Mariano Rajoy félicite les institutions catalanes

C’était si impressionnant que le premier ministre espagnol Mariano Rajoy a Tweeté ses félicitations aux Mossos. Mais il ne les commande pas. Et Rajoy ne peut souffrir l’idée d’un référendum sur l’indépendance en Catalogne. Pourtant le référendum, légalement contesté par Rajoy et la justice nationale, est programmé pour le 1er octobre. Le président de la Généralité de Catalogne (ainsi s’appelle l’instance subnationale qui exerce les fonctions subnationales en Catalogne, c’est-à-dire que la Generalitat est le nom du quasi-État catalan) Carles Puigdemont veut ce référendum, et veut la séparation d’avec l’Espagne. Pourtant, tout au long du drame de Catalogne, on pouvait lire des Tweets incessants sur la solidarité de tous les Espagnols pour Barcelone. No Tenim Por, le slogan catalan pour “Nous n’avons pas peur”, serait en train de passer dans le langage de toute l’Espagne. Le roi Felipe VI lui-même à dit que toute l’Espagne est la Catalogne.

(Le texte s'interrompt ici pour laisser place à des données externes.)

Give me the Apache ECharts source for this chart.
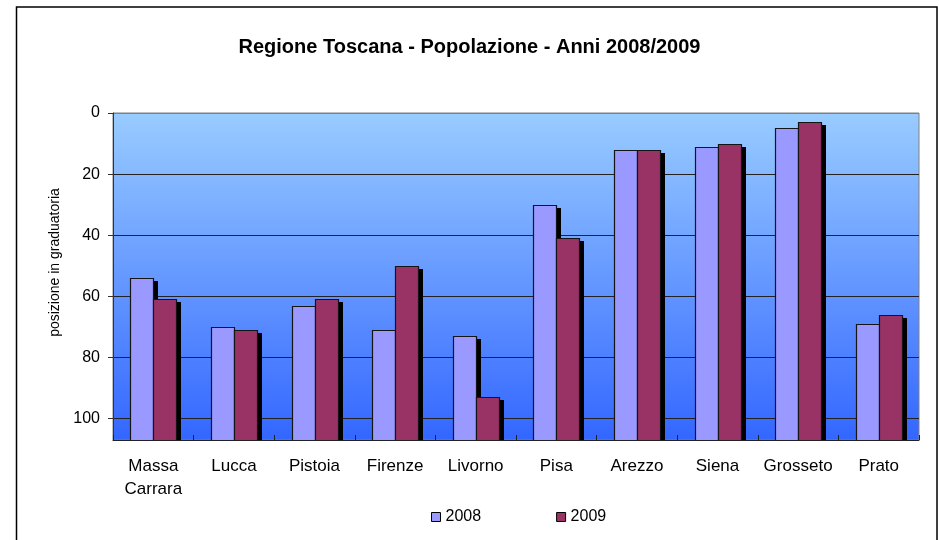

Ni le roi, ni le premier ministre espagnol, n’ont omis de se montrer à Barcelone. Puigdemont a eu l’élégance de les y accueillir, et de se tenir à leurs côtés pour les minutes de silence, et pour une réunion formelle de sécurité avec Rajoy. Ce même Puigdemont accorde des interviews à la radio nationale espagnole, en castillan. Il a même critiqué les ultra-nationalistes catalans de vouloir boycotté certaines cérémonies pan-espagnoles.

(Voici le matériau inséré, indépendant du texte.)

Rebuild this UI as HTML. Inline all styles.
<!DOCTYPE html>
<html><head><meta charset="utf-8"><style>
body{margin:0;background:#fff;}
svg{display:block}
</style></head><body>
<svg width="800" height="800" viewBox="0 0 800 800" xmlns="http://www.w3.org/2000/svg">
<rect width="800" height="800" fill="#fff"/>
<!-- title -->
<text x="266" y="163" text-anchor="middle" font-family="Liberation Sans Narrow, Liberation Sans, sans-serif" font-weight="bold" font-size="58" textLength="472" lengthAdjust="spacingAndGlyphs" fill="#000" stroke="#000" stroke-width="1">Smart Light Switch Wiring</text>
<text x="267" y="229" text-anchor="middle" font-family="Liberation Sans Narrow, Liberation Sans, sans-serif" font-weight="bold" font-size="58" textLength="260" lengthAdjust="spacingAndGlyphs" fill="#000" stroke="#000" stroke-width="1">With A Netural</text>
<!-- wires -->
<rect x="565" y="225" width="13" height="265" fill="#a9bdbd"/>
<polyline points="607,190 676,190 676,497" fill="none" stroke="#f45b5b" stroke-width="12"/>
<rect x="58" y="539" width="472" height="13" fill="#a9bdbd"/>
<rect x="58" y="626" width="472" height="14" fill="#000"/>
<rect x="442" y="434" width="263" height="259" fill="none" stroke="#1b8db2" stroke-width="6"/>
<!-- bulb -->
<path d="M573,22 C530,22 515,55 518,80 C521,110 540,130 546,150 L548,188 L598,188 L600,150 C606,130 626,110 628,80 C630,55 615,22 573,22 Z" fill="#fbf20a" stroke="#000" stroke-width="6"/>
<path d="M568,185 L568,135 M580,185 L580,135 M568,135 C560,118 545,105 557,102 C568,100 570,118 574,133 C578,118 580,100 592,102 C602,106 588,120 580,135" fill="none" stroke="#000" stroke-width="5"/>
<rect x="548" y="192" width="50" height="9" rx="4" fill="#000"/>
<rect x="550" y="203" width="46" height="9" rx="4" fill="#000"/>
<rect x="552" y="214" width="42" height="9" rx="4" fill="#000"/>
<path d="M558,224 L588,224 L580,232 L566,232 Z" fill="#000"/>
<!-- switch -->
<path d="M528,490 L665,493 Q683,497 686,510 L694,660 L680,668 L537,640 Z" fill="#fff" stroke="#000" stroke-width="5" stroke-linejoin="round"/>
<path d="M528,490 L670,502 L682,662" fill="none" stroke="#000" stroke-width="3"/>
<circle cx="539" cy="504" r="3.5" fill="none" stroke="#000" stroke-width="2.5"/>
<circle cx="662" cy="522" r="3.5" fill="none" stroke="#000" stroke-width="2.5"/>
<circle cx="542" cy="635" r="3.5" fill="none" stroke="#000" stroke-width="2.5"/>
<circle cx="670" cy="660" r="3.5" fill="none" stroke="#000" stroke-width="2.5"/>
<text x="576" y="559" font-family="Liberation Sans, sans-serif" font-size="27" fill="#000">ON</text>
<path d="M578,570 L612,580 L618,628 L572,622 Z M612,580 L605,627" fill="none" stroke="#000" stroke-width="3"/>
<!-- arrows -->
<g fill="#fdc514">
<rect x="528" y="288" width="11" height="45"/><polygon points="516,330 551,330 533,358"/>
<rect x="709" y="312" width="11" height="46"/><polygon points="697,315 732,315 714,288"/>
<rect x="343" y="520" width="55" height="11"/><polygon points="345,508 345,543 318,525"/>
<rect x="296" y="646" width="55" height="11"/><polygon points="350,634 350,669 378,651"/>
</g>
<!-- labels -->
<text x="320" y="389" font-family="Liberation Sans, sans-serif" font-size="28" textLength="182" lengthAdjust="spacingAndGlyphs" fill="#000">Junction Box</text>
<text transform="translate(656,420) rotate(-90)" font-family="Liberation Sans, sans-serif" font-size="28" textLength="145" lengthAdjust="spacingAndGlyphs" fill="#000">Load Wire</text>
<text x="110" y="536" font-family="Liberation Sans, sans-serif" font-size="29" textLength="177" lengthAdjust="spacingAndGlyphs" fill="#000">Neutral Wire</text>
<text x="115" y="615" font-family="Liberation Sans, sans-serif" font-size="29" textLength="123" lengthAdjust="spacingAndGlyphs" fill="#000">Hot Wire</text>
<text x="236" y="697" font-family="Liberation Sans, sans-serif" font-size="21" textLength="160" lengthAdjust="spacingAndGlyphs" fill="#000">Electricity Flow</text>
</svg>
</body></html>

Des Catalans efficaces, mais assimilés à des Espagnols par le monde extérieur

C’est comme si le djihadisme avait rappelé aux gens les plus raisonnables de Catalogne que pour les terroristes, la Catalogne, l’Espagne, la France, la Belgique, l’Angleterre, l’Allemagne, ne font qu’un. Le mythe des Catalans antimilitaristes, distants des guerres néocoloniales et néo-impérialistes, partisans du dialogue partout, a pris un sérieux coup. La Catalogne est la région ayant accueilli le plus haut pourcentage d’immigrés maghrébins comparé aux autres régions d’Espagne où les Sud-Américains sont plus nombreux. Les djihadistes ont frappé l’Espagne, non pas la Catalogne. Le monde extérieur, des États-Unis à la Chine, place Barcelone en Espagne.

Et les Espagnols raisonnables hors Catalogne ont sans doute réfléchi au fait que les Catalans étaient de dignes compatriotes qu’il fallait flatter un minimum pour éviter le divorce. Les Catalans de tout poil veulent le droit d’avoir un référendum; nombre de Catalans veulent un référendum, que Rajoy le veuille ou non, afin de voter éventuellement contre l’indépendance! La nouveauté actuelle réside dans l’attraction immense que les Espagnols ont démontré à leurs compatriotes de Catalogne. Il y aurait de quoi refroidir quelques ardeurs indépendantistes.